# [DATASET CONTENT]
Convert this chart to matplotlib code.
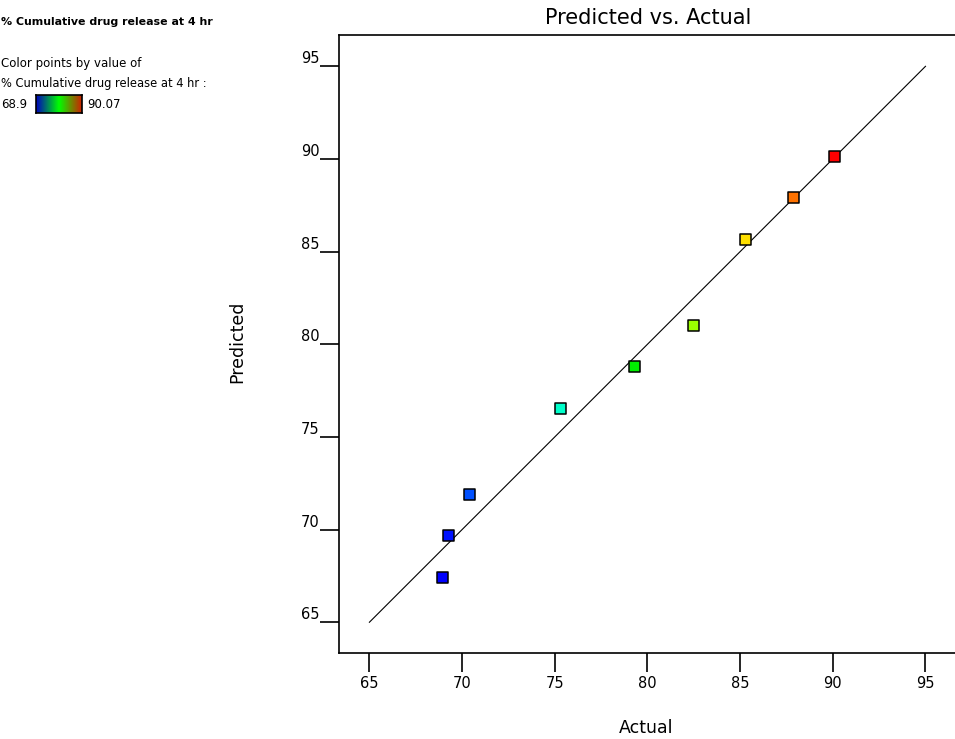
import matplotlib
matplotlib.use("Agg")
import matplotlib.pyplot as plt
from matplotlib.colors import LinearSegmentedColormap
import matplotlib.transforms as mtransforms
import numpy as np

# Data
actual = [68.92, 69.28, 70.40, 75.31, 79.28, 82.49, 85.29, 87.88, 90.08]
predicted = [67.43, 69.67, 71.91, 76.55, 78.78, 81.03, 85.65, 87.91, 90.15]
color_min = 68.9
color_max = 90.07
x_ticks = [65, 70, 75, 80, 85, 90, 95]
y_ticks = [65, 70, 75, 80, 85, 90, 95]
diag = [65, 95]
legend_title = "% Cumulative drug release at 4 hr"
legend_sub1 = "Color points by value of"
legend_sub2 = "% Cumulative drug release at 4 hr :"

plt.rcParams['font.family'] = ['DejaVu Sans']

point_cmap = LinearSegmentedColormap.from_list(
    "de_points",
    [(0.0, "#0000ff"), (0.07, "#0050ff"), (0.30, "#00ffcc"), (0.49, "#00ee00"),
     (0.64, "#99ff00"), (0.77, "#ffe600"), (0.90, "#ff7000"), (1.0, "#ff0000")])
bar_cmap = LinearSegmentedColormap.from_list(
    "de_bar", [(0.0, "#0000c0"), (0.5, "#00ff00"), (1.0, "#d02000")])

W, H = 955, 739
fig = plt.figure(figsize=(W / 100, H / 100), dpi=100)

left, right, top, bottom = 339, 957, 35, 653
ax = fig.add_axes([left / W, 1 - bottom / H, (right - left) / W, (bottom - top) / H])
ax.set_xlim(63.36, 96.7)
ax.set_ylim(63.34, 96.69)

ax.plot(diag, diag, color="black", lw=0.8, zorder=2)
ax.scatter(actual, predicted, c=actual, cmap=point_cmap, vmin=color_min, vmax=color_max,
           marker="s", s=62, edgecolors="black", linewidths=1.1, zorder=3)

ax.set_xticks(x_ticks)
ax.set_yticks(y_ticks)
ax.tick_params(direction="out", length=14, width=1.2, labelsize=10.5)
ax.tick_params(axis="x", pad=2.5)
ax.tick_params(axis="y", pad=0)
for s in ax.spines.values():
    s.set_linewidth(1.2)
ax.spines["right"].set_visible(False)

# y tick labels sit slightly above their ticks in the reference
offset = mtransforms.ScaledTranslation(0, 9 / 100, fig.dpi_scale_trans)
for lab in ax.get_yticklabels():
    lab.set_transform(lab.get_transform() + offset)

ax.set_title("Predicted vs. Actual", fontsize=15, pad=8)
ax.set_xlabel("Actual", fontsize=12.5)
ax.set_ylabel("Predicted", fontsize=12.5)
ax.xaxis.set_label_coords((646 - left) / (right - left), -(719 - bottom) / (bottom - top))
ax.yaxis.set_label_coords(-(left - 246) / (right - left), (bottom - 342) / (bottom - top))

# Legend block (top-left)
fig.text(1 / W, 1 - 22 / H, legend_title, fontsize=7.9, fontweight="bold", va="center", ha="left")
fig.text(1 / W, 1 - 63 / H, legend_sub1, fontsize=8.5, va="center", ha="left")
fig.text(1 / W, 1 - 83 / H, legend_sub2, fontsize=8.3, va="center", ha="left")
fig.text(1 / W, 1 - 104 / H, f"{color_min:g}", fontsize=8.5, va="center", ha="left")
fig.text(87 / W, 1 - 104 / H, f"{color_max:g}", fontsize=8.5, va="center", ha="left")
cax = fig.add_axes([36 / W, 1 - 113 / H, 46 / W, 18 / H])
grad = np.linspace(color_min, color_max, 256).reshape(1, -1)
cax.imshow(grad, aspect="auto", cmap=bar_cmap, vmin=color_min, vmax=color_max)
cax.set_xticks([])
cax.set_yticks([])
for s in cax.spines.values():
    s.set_linewidth(1.2)

fig.savefig("out.png", dpi=100)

# [WHAT YOU NEED TO DO]
Reproduce the material above from its first line through the line containing "import numpy as np", both ends included, and skip every picture.

# [RESULT BELOW]
Convert this chart to matplotlib code.
import matplotlib
matplotlib.use("Agg")
import matplotlib.pyplot as plt
from matplotlib.colors import LinearSegmentedColormap
import matplotlib.transforms as mtransforms
import numpy as np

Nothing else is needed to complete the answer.